## Exercise goal
Everything from the first line down to the line containing "1.55, 1.70, 1.75]" is to be retyped exactly, both ends included, with pictures left out.

## Provided data
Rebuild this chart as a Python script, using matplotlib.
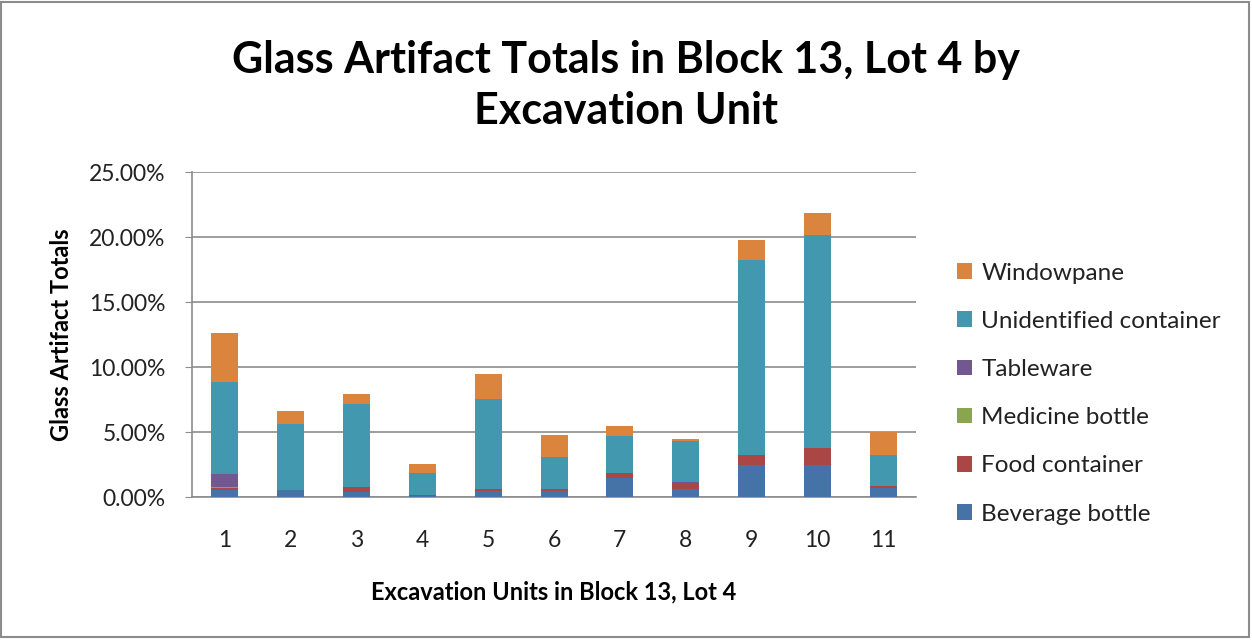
import numpy as np
import matplotlib.pyplot as plt
from matplotlib.patches import Rectangle
from matplotlib.ticker import FuncFormatter

plt.rcParams['font.family'] = ['Lato', 'DejaVu Sans']

units = ['1', '2', '3', '4', '5', '6', '7', '8', '9', '10', '11']

# percentages per excavation unit, stacked bottom to top
beverage_bottle = [0.55, 0.55, 0.40, 0.05, 0.45, 0.45, 1.50, 0.60, 2.50, 2.50, 0.70]
food_container = [0.15, 0.00, 0.35, 0.10, 0.20, 0.20, 0.35, 0.45, 0.70, 1.30, 0.15]
medicine_bottle = [0.10, 0.00, 0.00, 0.00, 0.00, 0.00, 0.00, 0.00, 0.00, 0.00, 0.00]
tableware = [0.95, 0.00, 0.00, 0.00, 0.00, 0.00, 0.00, 0.10, 0.00, 0.00, 0.02]
unidentified = [7.10, 5.10, 6.40, 1.67, 6.90, 2.45, 2.85, 3.15, 15.00, 16.35, 2.40]
windowpane = [3.75, 1.00, 0.80, 0.72, 1.95, 1.70, 0.80, 0.20, 1.55, 1.70, 1.75]

series = [
    ('Beverage bottle', beverage_bottle, '#4572A7'),
    ('Food container', food_container, '#AA4643'),
    ('Medicine bottle', medicine_bottle, '#89A54E'),
    ('Tableware', tableware, '#71588F'),
    ('Unidentified container', unidentified, '#4198AF'),
    ('Windowpane', windowpane, '#DB843D'),
]

fig = plt.figure(figsize=(12.52, 6.4), dpi=100)
ax = fig.add_axes([0.1534, 0.2234, 0.5782, 0.5078])

x = np.arange(len(units))
bottom = np.zeros(len(units))
handles = []
for name, vals, color in series:
    b = ax.bar(x, vals, width=0.41, bottom=bottom, color=color, label=name,
               edgecolor='none', zorder=3)
    handles.append(b)
    bottom += np.array(vals)

ax.set_xlim(-0.5, len(units) - 0.5)
ax.set_ylim(0, 25)
ax.set_yticks(np.arange(0, 26, 5))
ax.yaxis.set_major_formatter(FuncFormatter(lambda v, p: f'{v:.2f}%'))
ax.set_xticks(x)
ax.set_xticklabels(units)
ax.grid(axis='y', color='#8c8c8c', linewidth=1.2, zorder=0)
ax.set_axisbelow(True)

for s in ['top', 'right']:
    ax.spines[s].set_visible(False)
for s in ['left', 'bottom']:
    ax.spines[s].set_color('#8c8c8c')
    ax.spines[s].set_linewidth(1.2)

ax.tick_params(axis='y', length=5, color='#8c8c8c', labelsize=16.5, pad=14,
               labelcolor='#222222')
ax.tick_params(axis='x', length=0, labelsize=16.5, pad=24, labelcolor='#222222')

ax.set_xlabel('Excavation Units in Block 13, Lot 4', fontsize=17,
              fontweight='bold', labelpad=21)
ax.set_ylabel('Glass Artifact Totals', fontsize=17, fontweight='bold', labelpad=12)

fig.text(0.5, 0.937, 'Glass Artifact Totals in Block 13, Lot 4 by\nExcavation Unit',
         ha='center', va='top', fontsize=31, fontweight='bold', linespacing=1.32)

leg = fig.legend(handles[::-1], [s[0] for s in series][::-1],
                 loc='center left', bbox_to_anchor=(0.747, 0.385),
                 frameon=False, fontsize=17.5, handlelength=0.6,
                 handleheight=0.6, handletextpad=0.4, labelspacing=1.12)
for t in leg.get_texts():
    t.set_color('#222222')

fig.patches.append(Rectangle((0.001, 0.004), 0.997, 0.993, transform=fig.transFigure,
                             fill=False, edgecolor='#8c8c8c', linewidth=1.5))

fig.savefig('out.png', dpi=100)
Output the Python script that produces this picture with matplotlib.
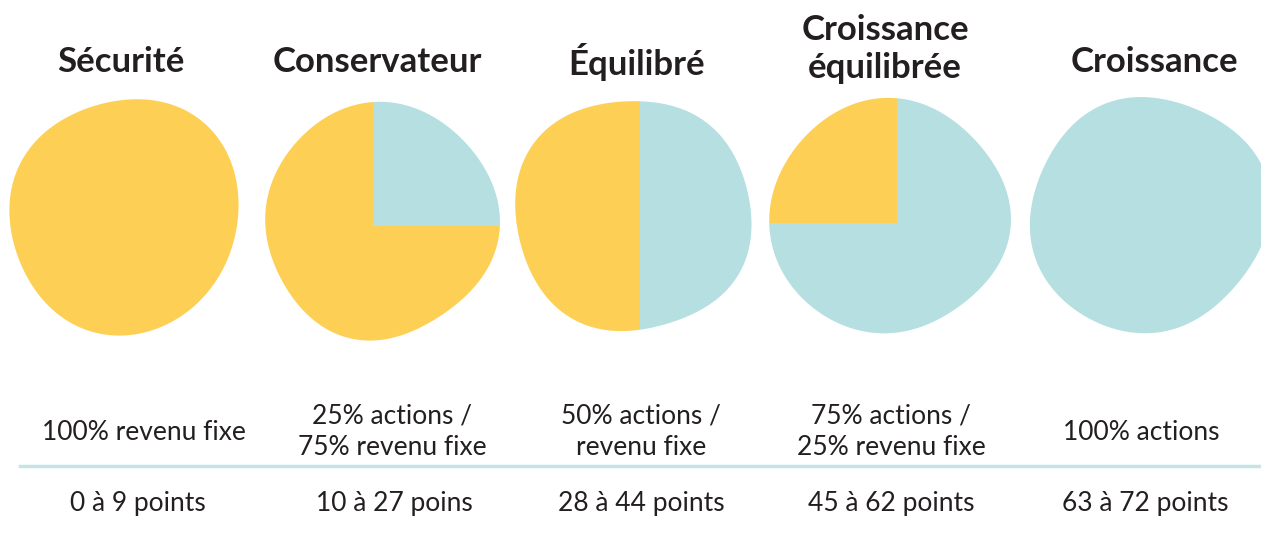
import numpy as np
import matplotlib.pyplot as plt
from matplotlib.path import Path

# Profils de placement
profils = ['Sécurité', 'Conservateur', 'Équilibré', 'Croissance\néquilibrée', 'Croissance']
actions = [0, 25, 50, 75, 100]
revenu_fixe = [100, 75, 50, 25, 0]
descriptions = ['100% revenu fixe', '25% actions /\n75% revenu fixe', '50% actions /\nrevenu fixe',
                '75% actions /\n25% revenu fixe', '100% actions']
points = ['0 à 9 points', '10 à 27 poins', '28 à 44 points', '45 à 62 points', '63 à 72 points']

JAUNE = '#FDD055'
TURQUOISE = '#B5DFE0'
TEXTE = '#231F20'
W, H = 1261, 534

# mise en page (px) : centre de chaque "blob" et rayon tous les 30° (contour irrégulier)
centres = [(125, 218), (373, 226), (640, 215), (897, 223), (1145, 216)]
contours = [
    [114, 119, 125, 117, 117, 118, 115, 115, 117, 118, 113, 110],
    [127, 125, 125, 124, 116, 112, 106, 108, 110, 116, 111, 119],
    [113, 110, 114, 115, 119, 131, 122, 125, 123, 114, 114, 113],
    [115, 113, 116, 126, 125, 128, 127, 123, 117, 108, 106, 106],
    [125, 127, 118, 120, 117, 113, 115, 117, 118, 116, 116, 115],
]
x_titres = [121, 377, 637, 885, 1154]
x_desc = [144, 392, 641, 891, 1141]
x_points = [138, 394, 641, 891, 1145]

plt.rcParams['font.family'] = ['Lato', 'DejaVu Sans']

fig = plt.figure(figsize=(W / 100, H / 100), dpi=100)
fig.patch.set_facecolor('white')


def px(x, y):
    return x / W, 1 - y / H


half = 150
for i in range(len(profils)):
    cx, cy = centres[i]
    # axes en unités pixel autour du centre
    ax = fig.add_axes([(cx - half) / W, 1 - (cy + half) / H, 2 * half / W, 2 * half / H])

    vals = [actions[i], revenu_fixe[i]]
    wedges, _ = ax.pie(vals, colors=[TURQUOISE, JAUNE], startangle=90, counterclock=False,
                       radius=170, wedgeprops=dict(linewidth=0))
    ax.set_aspect('auto')
    ax.set_xlim(-half, half)
    ax.set_ylim(-half, half)
    ax.axis('off')

    # contour lissé (on garde les premières harmoniques)
    n = 360
    coef = np.fft.rfft(contours[i])
    coef[5:] = 0
    r = np.fft.irfft(coef, n=n) * n / len(contours[i])
    t = np.linspace(0, 2 * np.pi, n, endpoint=False)
    blob = Path(np.column_stack([r * np.cos(t), r * np.sin(t)]), closed=False)
    for w in wedges:
        w.set_clip_on(True)
        w.set_clip_path(blob, ax.transData)

    # titres
    ty = 49 if '\n' in profils[i] else 62
    fig.text(*px(x_titres[i], ty), profils[i], ha='center', va='center', fontsize=25,
             fontweight='bold', color=TEXTE, linespacing=1.25)

    # descriptions et points
    fig.text(*px(x_desc[i], 432), descriptions[i], ha='center', va='center',
             fontsize=19, color=TEXTE, linespacing=1.32)
    fig.text(*px(x_points[i], 503), points[i], ha='center', va='center',
             fontsize=19, color=TEXTE)

# ligne de séparation
fig.add_artist(plt.Line2D([20 / W, 1], [1 - 466 / H] * 2, color='#C5E4E6', linewidth=2.5))

fig.savefig('out.png', dpi=100, facecolor='white')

## Problem solution
Rebuild this chart as a Python script, using matplotlib.
import numpy as np
import matplotlib.pyplot as plt
from matplotlib.patches import Rectangle
from matplotlib.ticker import FuncFormatter

plt.rcParams['font.family'] = ['Lato', 'DejaVu Sans']

units = ['1', '2', '3', '4', '5', '6', '7', '8', '9', '10', '11']

# percentages per excavation unit, stacked bottom to top
beverage_bottle = [0.55, 0.55, 0.40, 0.05, 0.45, 0.45, 1.50, 0.60, 2.50, 2.50, 0.70]
food_container = [0.15, 0.00, 0.35, 0.10, 0.20, 0.20, 0.35, 0.45, 0.70, 1.30, 0.15]
medicine_bottle = [0.10, 0.00, 0.00, 0.00, 0.00, 0.00, 0.00, 0.00, 0.00, 0.00, 0.00]
tableware = [0.95, 0.00, 0.00, 0.00, 0.00, 0.00, 0.00, 0.10, 0.00, 0.00, 0.02]
unidentified = [7.10, 5.10, 6.40, 1.67, 6.90, 2.45, 2.85, 3.15, 15.00, 16.35, 2.40]
windowpane = [3.75, 1.00, 0.80, 0.72, 1.95, 1.70, 0.80, 0.20, 1.55, 1.70, 1.75]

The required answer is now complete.